▶ [INSTRUCTION] Without the pictures, extract every line from the start of the material to the line containing "y_ticks = [0, 10, 20, 30, 40, 50, 60, 70]", both ends included.

▶ [DATASET EXCERPT]

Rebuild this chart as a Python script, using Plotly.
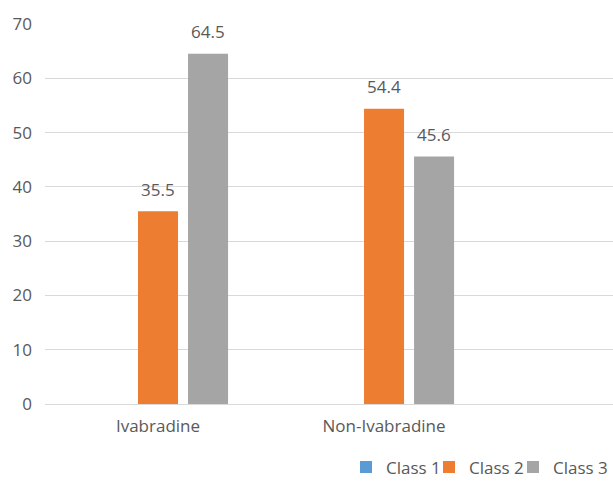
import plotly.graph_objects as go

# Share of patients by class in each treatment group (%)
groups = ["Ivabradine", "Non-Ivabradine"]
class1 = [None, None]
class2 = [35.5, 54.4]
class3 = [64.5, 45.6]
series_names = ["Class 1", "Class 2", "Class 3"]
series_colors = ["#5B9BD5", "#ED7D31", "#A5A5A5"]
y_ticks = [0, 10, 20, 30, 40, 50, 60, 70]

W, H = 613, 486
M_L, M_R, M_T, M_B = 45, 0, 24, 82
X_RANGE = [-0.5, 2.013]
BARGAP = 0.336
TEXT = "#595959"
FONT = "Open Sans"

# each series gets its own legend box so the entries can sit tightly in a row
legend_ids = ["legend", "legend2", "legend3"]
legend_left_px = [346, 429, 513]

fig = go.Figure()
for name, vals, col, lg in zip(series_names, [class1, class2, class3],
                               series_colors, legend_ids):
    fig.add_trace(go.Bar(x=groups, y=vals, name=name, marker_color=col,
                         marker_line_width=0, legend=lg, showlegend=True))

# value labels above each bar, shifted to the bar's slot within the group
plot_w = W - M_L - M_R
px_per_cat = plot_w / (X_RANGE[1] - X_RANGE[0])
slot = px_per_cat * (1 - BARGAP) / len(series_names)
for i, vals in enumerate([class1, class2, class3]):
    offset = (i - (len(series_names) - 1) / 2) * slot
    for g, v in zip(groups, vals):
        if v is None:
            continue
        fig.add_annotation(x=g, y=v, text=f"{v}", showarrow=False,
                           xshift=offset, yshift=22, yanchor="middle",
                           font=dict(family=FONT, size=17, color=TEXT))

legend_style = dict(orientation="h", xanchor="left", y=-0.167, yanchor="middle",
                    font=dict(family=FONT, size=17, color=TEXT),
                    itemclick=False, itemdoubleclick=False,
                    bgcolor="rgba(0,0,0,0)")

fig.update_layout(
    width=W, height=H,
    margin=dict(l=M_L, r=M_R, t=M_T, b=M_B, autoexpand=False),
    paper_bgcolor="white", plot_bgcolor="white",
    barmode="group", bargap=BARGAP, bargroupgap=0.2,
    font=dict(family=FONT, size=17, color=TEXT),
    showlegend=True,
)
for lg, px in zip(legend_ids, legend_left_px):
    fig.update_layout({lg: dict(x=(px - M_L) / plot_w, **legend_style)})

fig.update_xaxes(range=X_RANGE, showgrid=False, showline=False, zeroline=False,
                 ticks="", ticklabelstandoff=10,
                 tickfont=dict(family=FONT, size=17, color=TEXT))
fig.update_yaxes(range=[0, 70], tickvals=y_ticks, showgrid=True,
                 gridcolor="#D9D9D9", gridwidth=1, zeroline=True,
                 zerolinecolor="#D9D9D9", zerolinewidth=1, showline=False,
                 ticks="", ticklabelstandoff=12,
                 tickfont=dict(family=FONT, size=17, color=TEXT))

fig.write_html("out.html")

▶ [THE RESULT]
Rebuild this chart as a Python script, using Plotly.
import plotly.graph_objects as go

# Share of patients by class in each treatment group (%)
groups = ["Ivabradine", "Non-Ivabradine"]
class1 = [None, None]
class2 = [35.5, 54.4]
class3 = [64.5, 45.6]
series_names = ["Class 1", "Class 2", "Class 3"]
series_colors = ["#5B9BD5", "#ED7D31", "#A5A5A5"]
y_ticks = [0, 10, 20, 30, 40, 50, 60, 70]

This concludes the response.